Meta is banking on a recent Supreme Court ruling about ISP piracy liability to dodge copyright lawsuits over its AI training data collection. The company filed a statement last week arguing that the SCOTUS decision in Cox Communications will help defeat claims that it committed contributory copyright infringement by torrenting roughly 80 terabytes of pirated content. The lawsuit from Entrepreneur Media alleges Meta knowingly facilitated infringement by seeding torrents—uploads that help speed downloads in BitTorrent networks.

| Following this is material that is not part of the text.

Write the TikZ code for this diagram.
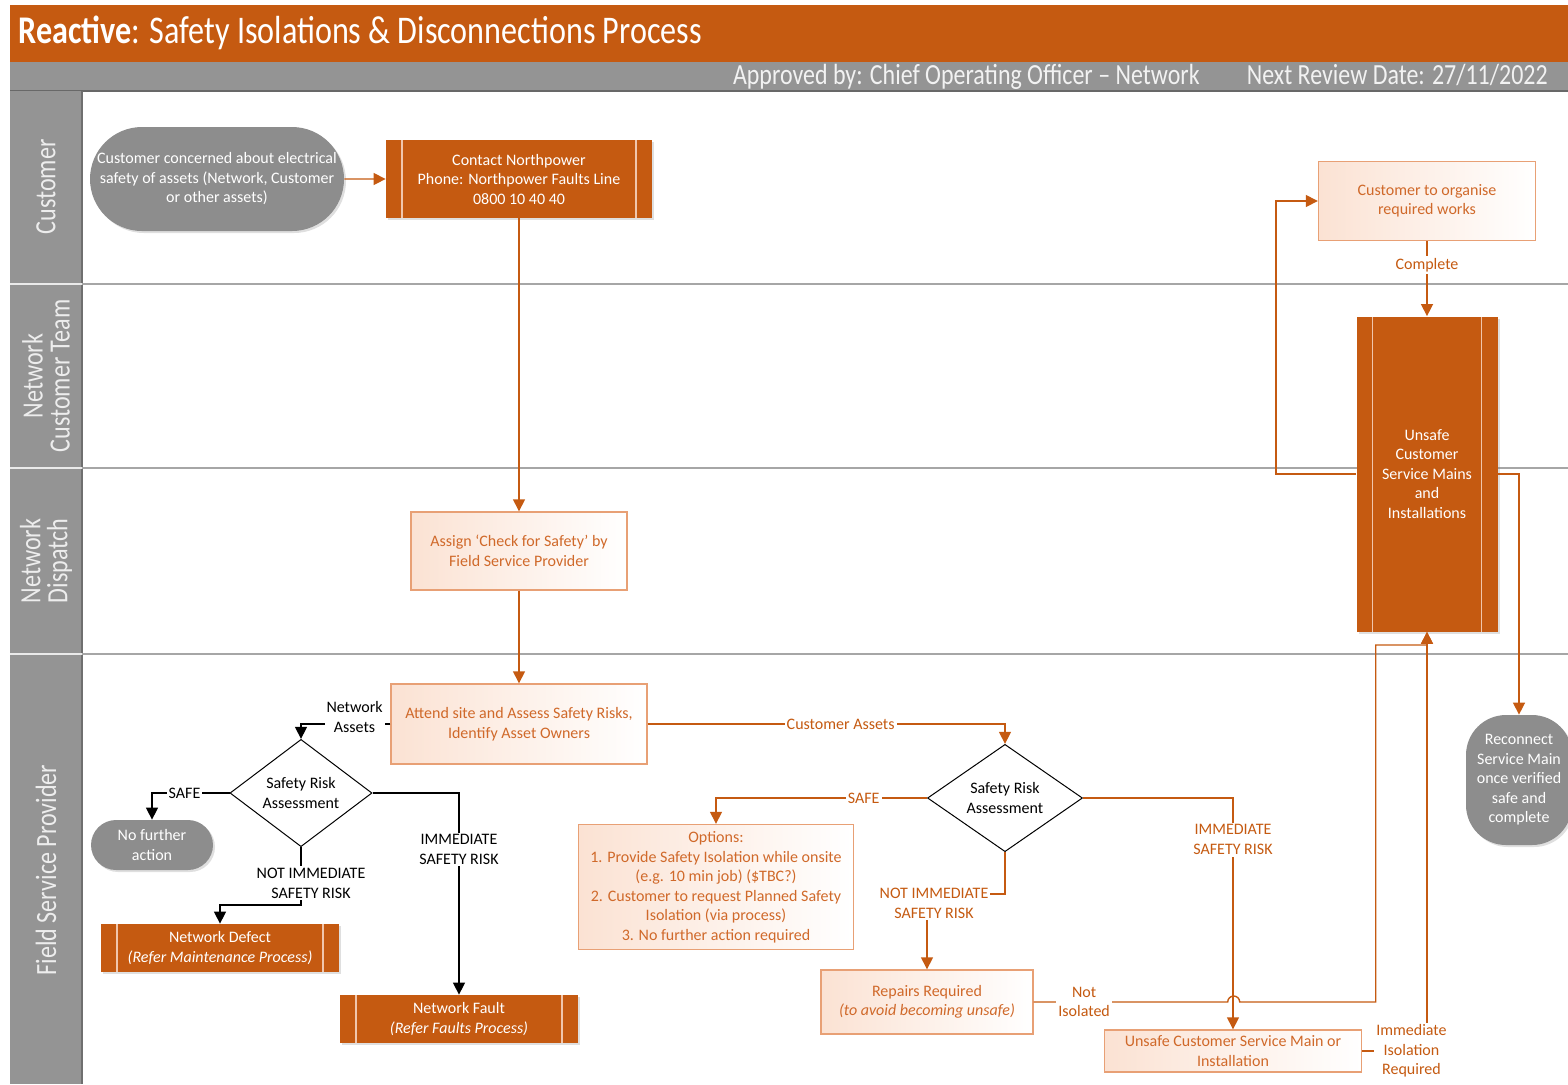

This legal gambit reveals how precarious the foundation of AI training really is. Meta's torrenting strategy wasn't some rogue operation—it was systematic data collection at massive scale. The contributory infringement claim is particularly dangerous because it's much easier to prove than direct infringement. While authors in the separate Kadrey v. Meta class action struggle to show Meta downloaded complete works (hard to prove with fragmented torrent files), contributory infringement only requires proving Meta facilitated the transfers. A judge already ruled this claim can proceed.

Meta's defense hinges on the Supreme Court's finding that companies aren't liable for "merely providing a service" with knowledge of infringement, unless they "affirmatively induced" it. But this feels like a stretch—Meta wasn't just providing infrastructure like an ISP. They were actively seeding torrents to harvest training data. The distinction between facilitating piracy and participating in it may not hold up when you're the one doing the seeding.

For AI developers, this case matters beyond Meta's legal troubles. If courts decide that torrenting copyrighted works for training constitutes contributory infringement, it could reshape how companies source data. The days of "move fast and scrape everything" might be ending, forcing a shift toward licensed datasets or synthetic data generation.